Exactly the lines from the one containing "Write a Python" through the one containing "import pandas as pd" are to be returned, please, without any pictures.
:: Data in this exercise
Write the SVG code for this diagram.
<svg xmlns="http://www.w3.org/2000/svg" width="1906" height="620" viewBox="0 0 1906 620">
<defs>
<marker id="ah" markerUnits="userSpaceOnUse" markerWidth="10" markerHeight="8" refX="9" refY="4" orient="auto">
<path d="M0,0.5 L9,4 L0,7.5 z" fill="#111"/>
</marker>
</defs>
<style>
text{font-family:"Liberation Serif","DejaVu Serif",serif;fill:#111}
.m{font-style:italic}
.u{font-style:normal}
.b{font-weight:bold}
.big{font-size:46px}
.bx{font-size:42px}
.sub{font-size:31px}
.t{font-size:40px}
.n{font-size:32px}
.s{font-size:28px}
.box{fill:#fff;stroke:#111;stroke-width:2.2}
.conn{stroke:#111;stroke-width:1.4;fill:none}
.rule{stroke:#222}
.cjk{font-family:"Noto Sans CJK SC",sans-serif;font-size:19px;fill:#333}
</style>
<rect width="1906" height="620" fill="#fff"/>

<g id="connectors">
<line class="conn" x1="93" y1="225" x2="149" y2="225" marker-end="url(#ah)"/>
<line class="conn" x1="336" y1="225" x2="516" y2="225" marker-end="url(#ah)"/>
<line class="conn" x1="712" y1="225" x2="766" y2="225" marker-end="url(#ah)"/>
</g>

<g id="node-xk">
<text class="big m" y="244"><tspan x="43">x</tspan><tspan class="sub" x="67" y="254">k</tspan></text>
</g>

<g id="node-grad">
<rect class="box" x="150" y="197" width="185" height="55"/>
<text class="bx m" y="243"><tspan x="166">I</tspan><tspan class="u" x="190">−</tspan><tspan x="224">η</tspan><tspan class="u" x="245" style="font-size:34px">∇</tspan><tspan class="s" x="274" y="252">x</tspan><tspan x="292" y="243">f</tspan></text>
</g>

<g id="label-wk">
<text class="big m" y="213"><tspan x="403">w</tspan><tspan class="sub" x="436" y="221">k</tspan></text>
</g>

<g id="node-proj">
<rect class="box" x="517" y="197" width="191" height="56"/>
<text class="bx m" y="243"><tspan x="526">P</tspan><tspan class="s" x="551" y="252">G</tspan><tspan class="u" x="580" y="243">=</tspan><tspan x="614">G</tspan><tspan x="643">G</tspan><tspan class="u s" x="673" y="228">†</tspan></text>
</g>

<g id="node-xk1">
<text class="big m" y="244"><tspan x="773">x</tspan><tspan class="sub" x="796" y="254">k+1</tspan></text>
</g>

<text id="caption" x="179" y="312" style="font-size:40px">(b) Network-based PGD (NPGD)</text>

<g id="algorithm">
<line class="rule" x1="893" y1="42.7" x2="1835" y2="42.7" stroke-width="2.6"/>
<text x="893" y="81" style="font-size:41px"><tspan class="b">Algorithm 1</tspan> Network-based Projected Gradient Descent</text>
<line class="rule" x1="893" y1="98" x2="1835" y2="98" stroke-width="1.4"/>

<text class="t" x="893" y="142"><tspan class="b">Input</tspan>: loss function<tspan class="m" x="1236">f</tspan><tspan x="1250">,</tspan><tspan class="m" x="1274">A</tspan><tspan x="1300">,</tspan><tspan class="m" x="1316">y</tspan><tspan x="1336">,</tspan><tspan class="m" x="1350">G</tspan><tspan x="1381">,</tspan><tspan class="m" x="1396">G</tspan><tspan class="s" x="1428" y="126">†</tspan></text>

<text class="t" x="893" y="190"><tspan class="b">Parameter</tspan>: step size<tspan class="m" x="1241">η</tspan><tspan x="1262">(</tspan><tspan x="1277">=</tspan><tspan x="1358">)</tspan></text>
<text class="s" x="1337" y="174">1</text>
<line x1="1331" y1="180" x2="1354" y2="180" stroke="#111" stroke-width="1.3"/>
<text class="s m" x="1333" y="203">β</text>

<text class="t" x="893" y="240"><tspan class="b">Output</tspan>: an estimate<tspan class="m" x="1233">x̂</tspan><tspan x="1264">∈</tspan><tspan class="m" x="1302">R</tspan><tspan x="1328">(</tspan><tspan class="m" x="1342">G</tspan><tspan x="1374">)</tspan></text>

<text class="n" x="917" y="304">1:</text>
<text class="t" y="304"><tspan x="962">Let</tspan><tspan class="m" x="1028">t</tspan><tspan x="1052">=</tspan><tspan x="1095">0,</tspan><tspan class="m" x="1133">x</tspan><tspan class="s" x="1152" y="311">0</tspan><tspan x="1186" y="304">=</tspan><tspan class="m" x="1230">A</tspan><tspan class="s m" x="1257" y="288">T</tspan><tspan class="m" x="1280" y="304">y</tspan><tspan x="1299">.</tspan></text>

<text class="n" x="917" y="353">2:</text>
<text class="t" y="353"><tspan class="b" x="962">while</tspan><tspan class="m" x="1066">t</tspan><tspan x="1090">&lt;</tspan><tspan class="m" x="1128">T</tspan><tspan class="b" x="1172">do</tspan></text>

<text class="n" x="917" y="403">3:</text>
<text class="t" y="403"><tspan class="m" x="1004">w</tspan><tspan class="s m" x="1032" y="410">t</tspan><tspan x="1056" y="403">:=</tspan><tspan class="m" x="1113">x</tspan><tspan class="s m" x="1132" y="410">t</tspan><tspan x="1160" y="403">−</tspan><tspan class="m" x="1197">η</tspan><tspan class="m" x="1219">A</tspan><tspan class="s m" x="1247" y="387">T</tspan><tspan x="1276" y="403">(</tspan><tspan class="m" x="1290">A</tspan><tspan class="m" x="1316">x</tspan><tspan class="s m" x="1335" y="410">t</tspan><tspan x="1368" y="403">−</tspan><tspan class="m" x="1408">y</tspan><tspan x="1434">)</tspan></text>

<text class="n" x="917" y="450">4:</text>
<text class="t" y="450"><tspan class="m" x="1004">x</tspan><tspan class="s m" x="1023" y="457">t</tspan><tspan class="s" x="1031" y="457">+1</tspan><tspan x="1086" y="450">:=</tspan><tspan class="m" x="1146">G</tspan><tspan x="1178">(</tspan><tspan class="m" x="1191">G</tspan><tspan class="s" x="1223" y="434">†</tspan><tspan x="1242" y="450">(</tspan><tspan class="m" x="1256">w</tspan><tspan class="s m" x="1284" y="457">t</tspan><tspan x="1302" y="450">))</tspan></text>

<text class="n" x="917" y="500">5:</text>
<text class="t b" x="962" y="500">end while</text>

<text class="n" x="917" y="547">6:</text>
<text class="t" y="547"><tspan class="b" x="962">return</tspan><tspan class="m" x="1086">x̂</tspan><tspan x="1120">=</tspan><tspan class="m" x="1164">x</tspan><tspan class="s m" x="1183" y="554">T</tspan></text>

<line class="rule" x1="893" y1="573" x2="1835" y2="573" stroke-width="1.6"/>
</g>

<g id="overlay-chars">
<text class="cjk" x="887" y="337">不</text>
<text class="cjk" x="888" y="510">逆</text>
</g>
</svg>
::::
:: Data in this exercise
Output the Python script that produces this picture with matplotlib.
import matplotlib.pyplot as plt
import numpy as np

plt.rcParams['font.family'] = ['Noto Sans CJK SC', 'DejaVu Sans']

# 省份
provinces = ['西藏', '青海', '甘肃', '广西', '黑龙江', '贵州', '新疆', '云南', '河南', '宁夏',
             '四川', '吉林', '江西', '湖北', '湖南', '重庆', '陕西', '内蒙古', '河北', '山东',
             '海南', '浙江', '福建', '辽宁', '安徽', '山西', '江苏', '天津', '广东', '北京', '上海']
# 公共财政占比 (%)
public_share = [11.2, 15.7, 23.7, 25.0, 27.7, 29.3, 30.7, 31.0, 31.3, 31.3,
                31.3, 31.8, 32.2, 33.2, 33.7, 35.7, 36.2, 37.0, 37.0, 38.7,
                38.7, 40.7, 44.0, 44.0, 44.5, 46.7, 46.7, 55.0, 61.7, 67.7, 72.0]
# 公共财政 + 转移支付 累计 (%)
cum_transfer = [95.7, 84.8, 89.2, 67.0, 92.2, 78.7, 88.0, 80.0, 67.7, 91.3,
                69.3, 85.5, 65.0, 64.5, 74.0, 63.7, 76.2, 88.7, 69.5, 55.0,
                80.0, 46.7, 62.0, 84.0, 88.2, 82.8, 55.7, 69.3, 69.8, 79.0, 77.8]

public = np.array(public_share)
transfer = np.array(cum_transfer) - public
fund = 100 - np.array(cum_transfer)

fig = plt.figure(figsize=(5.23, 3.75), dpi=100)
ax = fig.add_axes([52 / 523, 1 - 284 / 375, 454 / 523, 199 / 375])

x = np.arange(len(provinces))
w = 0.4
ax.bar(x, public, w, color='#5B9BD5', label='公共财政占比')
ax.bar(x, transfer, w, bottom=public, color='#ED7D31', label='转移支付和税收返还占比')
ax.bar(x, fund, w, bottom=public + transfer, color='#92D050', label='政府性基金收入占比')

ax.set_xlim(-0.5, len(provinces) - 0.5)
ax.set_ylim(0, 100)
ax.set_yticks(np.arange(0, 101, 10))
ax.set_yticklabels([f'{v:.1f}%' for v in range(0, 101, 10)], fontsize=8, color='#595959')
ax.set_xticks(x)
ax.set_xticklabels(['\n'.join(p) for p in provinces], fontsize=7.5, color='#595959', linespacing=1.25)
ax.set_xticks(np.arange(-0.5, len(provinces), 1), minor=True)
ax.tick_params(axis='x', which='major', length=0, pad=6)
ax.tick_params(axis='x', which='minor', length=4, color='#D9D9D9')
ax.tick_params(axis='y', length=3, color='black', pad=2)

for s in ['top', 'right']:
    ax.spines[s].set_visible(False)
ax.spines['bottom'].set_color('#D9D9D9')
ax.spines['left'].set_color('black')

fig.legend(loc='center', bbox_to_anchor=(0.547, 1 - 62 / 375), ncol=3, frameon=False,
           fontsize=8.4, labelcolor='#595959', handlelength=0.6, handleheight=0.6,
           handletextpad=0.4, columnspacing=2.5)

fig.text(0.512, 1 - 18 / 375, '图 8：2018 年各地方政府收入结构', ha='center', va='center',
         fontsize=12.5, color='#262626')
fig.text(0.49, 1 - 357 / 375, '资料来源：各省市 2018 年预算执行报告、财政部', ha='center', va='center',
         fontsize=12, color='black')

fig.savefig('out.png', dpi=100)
::::
:: Data in this exercise
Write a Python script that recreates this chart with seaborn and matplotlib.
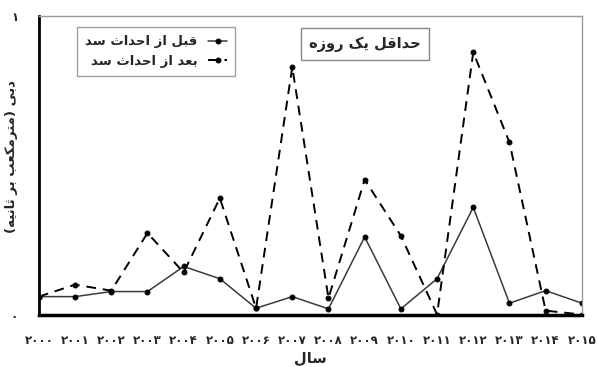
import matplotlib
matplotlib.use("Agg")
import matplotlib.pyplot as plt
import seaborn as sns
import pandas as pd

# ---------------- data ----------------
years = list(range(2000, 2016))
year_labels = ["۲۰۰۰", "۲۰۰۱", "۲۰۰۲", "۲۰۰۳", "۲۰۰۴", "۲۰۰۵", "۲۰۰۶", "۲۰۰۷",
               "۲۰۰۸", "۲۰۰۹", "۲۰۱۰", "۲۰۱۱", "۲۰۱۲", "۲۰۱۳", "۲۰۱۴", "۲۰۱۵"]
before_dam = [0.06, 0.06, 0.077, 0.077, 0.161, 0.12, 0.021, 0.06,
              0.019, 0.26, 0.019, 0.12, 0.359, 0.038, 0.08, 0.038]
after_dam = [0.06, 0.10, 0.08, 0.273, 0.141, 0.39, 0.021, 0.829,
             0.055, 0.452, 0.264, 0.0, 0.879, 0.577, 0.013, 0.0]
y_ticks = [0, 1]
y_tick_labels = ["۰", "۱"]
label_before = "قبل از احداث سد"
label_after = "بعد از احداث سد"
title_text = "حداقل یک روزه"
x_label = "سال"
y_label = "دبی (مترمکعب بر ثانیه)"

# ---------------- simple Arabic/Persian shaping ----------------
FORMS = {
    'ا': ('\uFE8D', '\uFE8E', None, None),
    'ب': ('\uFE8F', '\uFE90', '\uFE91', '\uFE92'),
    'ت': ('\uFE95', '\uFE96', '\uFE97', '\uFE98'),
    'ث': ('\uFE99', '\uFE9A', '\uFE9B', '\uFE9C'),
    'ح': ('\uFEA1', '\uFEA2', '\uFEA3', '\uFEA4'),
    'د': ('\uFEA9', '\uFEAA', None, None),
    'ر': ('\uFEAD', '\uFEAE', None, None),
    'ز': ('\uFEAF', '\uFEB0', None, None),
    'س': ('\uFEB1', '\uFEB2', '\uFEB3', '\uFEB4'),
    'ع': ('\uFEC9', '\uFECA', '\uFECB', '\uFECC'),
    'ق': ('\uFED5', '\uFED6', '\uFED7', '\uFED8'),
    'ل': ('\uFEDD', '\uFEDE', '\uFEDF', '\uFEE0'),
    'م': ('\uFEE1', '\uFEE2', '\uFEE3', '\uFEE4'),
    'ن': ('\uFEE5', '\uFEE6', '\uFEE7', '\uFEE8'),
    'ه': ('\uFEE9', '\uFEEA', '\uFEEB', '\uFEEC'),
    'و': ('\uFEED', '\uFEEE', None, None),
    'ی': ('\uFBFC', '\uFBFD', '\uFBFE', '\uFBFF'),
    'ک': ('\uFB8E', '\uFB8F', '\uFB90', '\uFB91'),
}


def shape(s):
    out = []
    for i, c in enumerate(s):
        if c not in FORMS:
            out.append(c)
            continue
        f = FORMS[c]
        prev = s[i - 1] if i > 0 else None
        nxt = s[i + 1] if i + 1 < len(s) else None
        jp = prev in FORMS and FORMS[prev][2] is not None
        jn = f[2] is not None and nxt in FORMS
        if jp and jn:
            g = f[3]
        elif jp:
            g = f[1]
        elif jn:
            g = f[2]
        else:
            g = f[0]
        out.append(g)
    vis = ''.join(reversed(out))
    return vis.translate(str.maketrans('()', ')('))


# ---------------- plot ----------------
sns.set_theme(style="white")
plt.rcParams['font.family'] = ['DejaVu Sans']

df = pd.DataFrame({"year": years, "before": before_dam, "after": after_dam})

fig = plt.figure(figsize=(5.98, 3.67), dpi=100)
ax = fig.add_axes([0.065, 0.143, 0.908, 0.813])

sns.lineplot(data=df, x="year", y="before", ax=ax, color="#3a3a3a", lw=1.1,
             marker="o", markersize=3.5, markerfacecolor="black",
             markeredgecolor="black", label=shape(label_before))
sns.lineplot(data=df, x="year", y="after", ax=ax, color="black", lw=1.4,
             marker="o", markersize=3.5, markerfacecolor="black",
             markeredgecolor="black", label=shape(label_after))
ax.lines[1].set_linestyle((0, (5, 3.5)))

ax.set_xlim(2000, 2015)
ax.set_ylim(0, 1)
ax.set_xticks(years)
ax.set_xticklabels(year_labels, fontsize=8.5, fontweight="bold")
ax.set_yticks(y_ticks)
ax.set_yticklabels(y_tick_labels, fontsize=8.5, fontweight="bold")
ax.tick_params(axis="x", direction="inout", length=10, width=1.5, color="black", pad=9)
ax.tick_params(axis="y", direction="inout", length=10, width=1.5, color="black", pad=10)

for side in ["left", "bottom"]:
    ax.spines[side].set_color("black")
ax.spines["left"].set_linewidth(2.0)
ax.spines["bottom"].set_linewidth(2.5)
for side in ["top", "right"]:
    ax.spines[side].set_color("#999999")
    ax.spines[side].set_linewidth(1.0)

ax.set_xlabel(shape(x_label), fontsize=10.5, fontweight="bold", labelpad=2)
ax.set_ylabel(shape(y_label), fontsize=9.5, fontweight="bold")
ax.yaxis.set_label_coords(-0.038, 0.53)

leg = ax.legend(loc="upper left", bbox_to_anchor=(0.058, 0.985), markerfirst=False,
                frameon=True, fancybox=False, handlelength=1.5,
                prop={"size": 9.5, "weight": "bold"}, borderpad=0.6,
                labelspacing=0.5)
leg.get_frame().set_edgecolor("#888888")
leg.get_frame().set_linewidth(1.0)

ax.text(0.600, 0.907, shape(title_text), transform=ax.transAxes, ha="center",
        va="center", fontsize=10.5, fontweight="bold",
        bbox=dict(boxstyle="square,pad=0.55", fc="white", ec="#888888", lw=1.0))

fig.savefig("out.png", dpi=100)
::::
Correct result:
Write a Python script that recreates this chart with seaborn and matplotlib.
import matplotlib
matplotlib.use("Agg")
import matplotlib.pyplot as plt
import seaborn as sns
import pandas as pd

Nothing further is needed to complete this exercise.